Exercise aim:
Copy out the data below as written; omit any images.

* start Data block *

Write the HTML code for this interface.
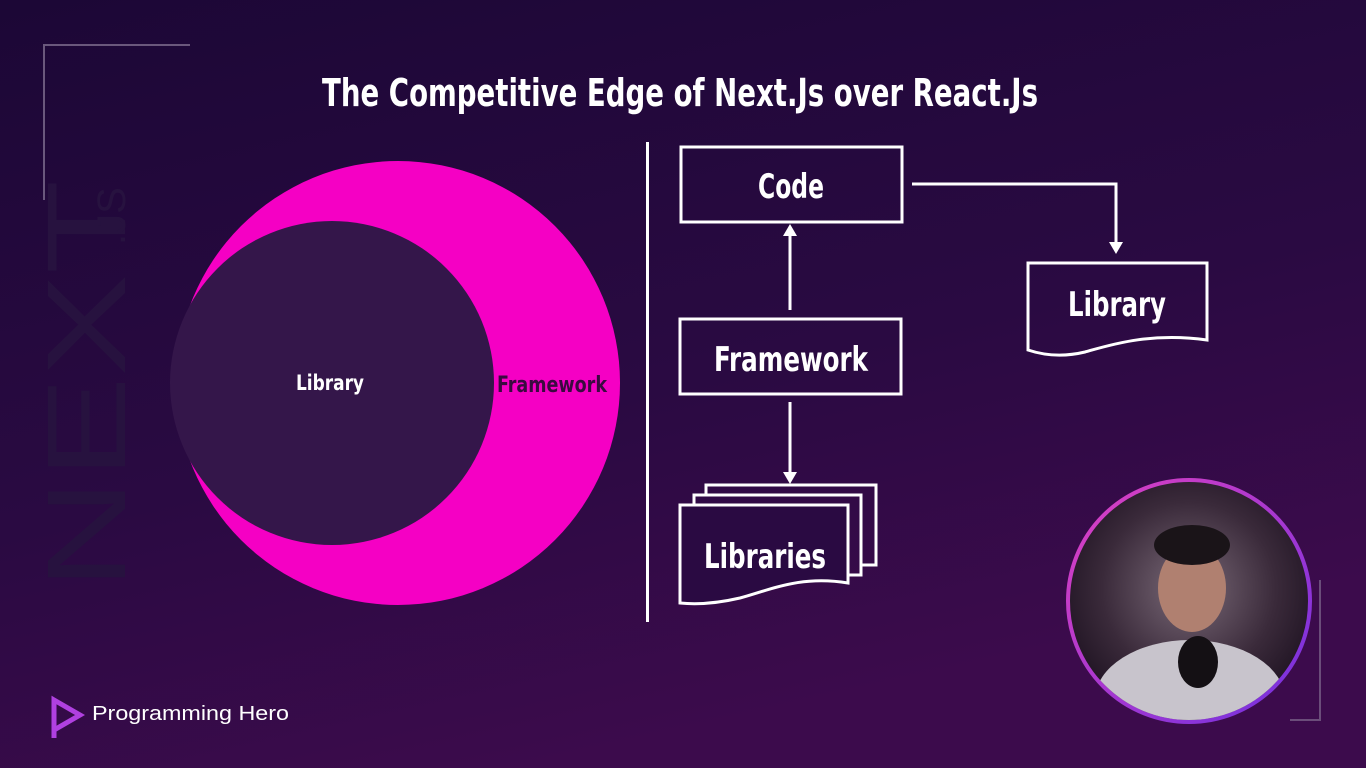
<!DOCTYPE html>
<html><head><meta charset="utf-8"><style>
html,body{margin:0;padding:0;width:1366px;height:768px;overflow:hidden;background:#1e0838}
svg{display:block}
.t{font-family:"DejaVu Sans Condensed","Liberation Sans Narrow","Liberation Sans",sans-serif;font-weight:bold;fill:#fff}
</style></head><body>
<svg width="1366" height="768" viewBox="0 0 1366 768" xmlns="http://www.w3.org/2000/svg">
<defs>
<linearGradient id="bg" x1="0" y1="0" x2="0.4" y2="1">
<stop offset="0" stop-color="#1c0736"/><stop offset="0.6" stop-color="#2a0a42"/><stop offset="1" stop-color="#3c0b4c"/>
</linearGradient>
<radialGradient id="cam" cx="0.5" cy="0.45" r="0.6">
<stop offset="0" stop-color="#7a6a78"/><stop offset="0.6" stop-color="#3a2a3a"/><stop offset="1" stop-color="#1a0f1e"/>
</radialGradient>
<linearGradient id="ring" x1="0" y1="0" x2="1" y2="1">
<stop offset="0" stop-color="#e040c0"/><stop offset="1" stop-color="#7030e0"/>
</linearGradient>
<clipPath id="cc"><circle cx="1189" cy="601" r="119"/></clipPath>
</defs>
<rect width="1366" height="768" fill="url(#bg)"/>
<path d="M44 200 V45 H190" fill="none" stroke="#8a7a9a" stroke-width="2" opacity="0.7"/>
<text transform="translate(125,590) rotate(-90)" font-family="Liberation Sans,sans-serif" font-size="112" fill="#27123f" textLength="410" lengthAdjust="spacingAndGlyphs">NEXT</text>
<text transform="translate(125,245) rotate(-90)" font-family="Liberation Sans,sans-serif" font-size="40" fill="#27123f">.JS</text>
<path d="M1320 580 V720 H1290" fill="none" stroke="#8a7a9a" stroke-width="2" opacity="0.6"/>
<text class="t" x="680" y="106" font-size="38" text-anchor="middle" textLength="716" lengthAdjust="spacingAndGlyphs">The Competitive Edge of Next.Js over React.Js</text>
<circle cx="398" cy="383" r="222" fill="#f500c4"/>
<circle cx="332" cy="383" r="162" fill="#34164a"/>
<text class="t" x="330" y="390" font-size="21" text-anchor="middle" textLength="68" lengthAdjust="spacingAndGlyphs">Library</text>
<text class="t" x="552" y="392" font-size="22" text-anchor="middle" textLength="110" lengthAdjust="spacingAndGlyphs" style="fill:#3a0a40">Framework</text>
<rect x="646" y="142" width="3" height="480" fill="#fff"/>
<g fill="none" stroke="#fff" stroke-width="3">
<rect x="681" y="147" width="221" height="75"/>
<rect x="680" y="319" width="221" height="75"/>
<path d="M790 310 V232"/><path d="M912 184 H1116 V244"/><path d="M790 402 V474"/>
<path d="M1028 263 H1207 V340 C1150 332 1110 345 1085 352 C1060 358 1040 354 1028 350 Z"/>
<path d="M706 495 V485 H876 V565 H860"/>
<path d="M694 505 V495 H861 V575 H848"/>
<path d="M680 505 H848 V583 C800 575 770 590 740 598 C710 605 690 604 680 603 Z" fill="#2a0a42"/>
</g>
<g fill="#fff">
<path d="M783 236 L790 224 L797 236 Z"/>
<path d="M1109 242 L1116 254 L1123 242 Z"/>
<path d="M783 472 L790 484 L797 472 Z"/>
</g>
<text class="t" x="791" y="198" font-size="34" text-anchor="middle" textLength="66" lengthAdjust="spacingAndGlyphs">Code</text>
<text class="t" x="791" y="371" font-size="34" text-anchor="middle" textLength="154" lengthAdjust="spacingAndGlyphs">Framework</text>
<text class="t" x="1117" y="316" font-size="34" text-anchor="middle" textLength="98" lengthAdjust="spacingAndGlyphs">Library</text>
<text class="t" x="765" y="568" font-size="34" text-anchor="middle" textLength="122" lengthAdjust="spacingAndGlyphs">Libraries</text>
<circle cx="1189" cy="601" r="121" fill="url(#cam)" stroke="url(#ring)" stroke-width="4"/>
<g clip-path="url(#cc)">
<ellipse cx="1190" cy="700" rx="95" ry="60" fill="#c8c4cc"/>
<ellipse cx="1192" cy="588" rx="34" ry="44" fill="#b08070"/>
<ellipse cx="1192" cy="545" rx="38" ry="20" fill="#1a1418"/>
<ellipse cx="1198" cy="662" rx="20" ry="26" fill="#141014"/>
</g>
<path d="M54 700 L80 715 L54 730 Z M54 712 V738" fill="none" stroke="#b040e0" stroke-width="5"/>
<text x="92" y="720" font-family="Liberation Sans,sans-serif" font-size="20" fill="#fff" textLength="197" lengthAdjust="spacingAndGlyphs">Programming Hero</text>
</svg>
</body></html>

* end Data block *

Exercise response:
Write the HTML code for this interface.
<!DOCTYPE html>
<html><head><meta charset="utf-8"><style>
html,body{margin:0;padding:0;width:1366px;height:768px;overflow:hidden;background:#1e0838}
svg{display:block}
.t{font-family:"DejaVu Sans Condensed","Liberation Sans Narrow","Liberation Sans",sans-serif;font-weight:bold;fill:#fff}
</style></head><body>
<svg width="1366" height="768" viewBox="0 0 1366 768" xmlns="http://www.w3.org/2000/svg">
<defs>
<linearGradient id="bg" x1="0" y1="0" x2="0.4" y2="1">
<stop offset="0" stop-color="#1c0736"/><stop offset="0.6" stop-color="#2a0a42"/><stop offset="1" stop-color="#3c0b4c"/>
</linearGradient>
<radialGradient id="cam" cx="0.5" cy="0.45" r="0.6">
<stop offset="0" stop-color="#7a6a78"/><stop offset="0.6" stop-color="#3a2a3a"/><stop offset="1" stop-color="#1a0f1e"/>
</radialGradient>
<linearGradient id="ring" x1="0" y1="0" x2="1" y2="1">
<stop offset="0" stop-color="#e040c0"/><stop offset="1" stop-color="#7030e0"/>
</linearGradient>
<clipPath id="cc"><circle cx="1189" cy="601" r="119"/></clipPath>
</defs>
<rect width="1366" height="768" fill="url(#bg)"/>
<path d="M44 200 V45 H190" fill="none" stroke="#8a7a9a" stroke-width="2" opacity="0.7"/>
<text transform="translate(125,590) rotate(-90)" font-family="Liberation Sans,sans-serif" font-size="112" fill="#27123f" textLength="410" lengthAdjust="spacingAndGlyphs">NEXT</text>
<text transform="translate(125,245) rotate(-90)" font-family="Liberation Sans,sans-serif" font-size="40" fill="#27123f">.JS</text>
<path d="M1320 580 V720 H1290" fill="none" stroke="#8a7a9a" stroke-width="2" opacity="0.6"/>
<text class="t" x="680" y="106" font-size="38" text-anchor="middle" textLength="716" lengthAdjust="spacingAndGlyphs">The Competitive Edge of Next.Js over React.Js</text>
<circle cx="398" cy="383" r="222" fill="#f500c4"/>
<circle cx="332" cy="383" r="162" fill="#34164a"/>
<text class="t" x="330" y="390" font-size="21" text-anchor="middle" textLength="68" lengthAdjust="spacingAndGlyphs">Library</text>
<text class="t" x="552" y="392" font-size="22" text-anchor="middle" textLength="110" lengthAdjust="spacingAndGlyphs" style="fill:#3a0a40">Framework</text>
<rect x="646" y="142" width="3" height="480" fill="#fff"/>
<g fill="none" stroke="#fff" stroke-width="3">
<rect x="681" y="147" width="221" height="75"/>
<rect x="680" y="319" width="221" height="75"/>
<path d="M790 310 V232"/><path d="M912 184 H1116 V244"/><path d="M790 402 V474"/>
<path d="M1028 263 H1207 V340 C1150 332 1110 345 1085 352 C1060 358 1040 354 1028 350 Z"/>
<path d="M706 495 V485 H876 V565 H860"/>
<path d="M694 505 V495 H861 V575 H848"/>
<path d="M680 505 H848 V583 C800 575 770 590 740 598 C710 605 690 604 680 603 Z" fill="#2a0a42"/>
</g>
<g fill="#fff">
<path d="M783 236 L790 224 L797 236 Z"/>
<path d="M1109 242 L1116 254 L1123 242 Z"/>
<path d="M783 472 L790 484 L797 472 Z"/>
</g>
<text class="t" x="791" y="198" font-size="34" text-anchor="middle" textLength="66" lengthAdjust="spacingAndGlyphs">Code</text>
<text class="t" x="791" y="371" font-size="34" text-anchor="middle" textLength="154" lengthAdjust="spacingAndGlyphs">Framework</text>
<text class="t" x="1117" y="316" font-size="34" text-anchor="middle" textLength="98" lengthAdjust="spacingAndGlyphs">Library</text>
<text class="t" x="765" y="568" font-size="34" text-anchor="middle" textLength="122" lengthAdjust="spacingAndGlyphs">Libraries</text>
<circle cx="1189" cy="601" r="121" fill="url(#cam)" stroke="url(#ring)" stroke-width="4"/>
<g clip-path="url(#cc)">
<ellipse cx="1190" cy="700" rx="95" ry="60" fill="#c8c4cc"/>
<ellipse cx="1192" cy="588" rx="34" ry="44" fill="#b08070"/>
<ellipse cx="1192" cy="545" rx="38" ry="20" fill="#1a1418"/>
<ellipse cx="1198" cy="662" rx="20" ry="26" fill="#141014"/>
</g>
<path d="M54 700 L80 715 L54 730 Z M54 712 V738" fill="none" stroke="#b040e0" stroke-width="5"/>
<text x="92" y="720" font-family="Liberation Sans,sans-serif" font-size="20" fill="#fff" textLength="197" lengthAdjust="spacingAndGlyphs">Programming Hero</text>
</svg>
</body></html>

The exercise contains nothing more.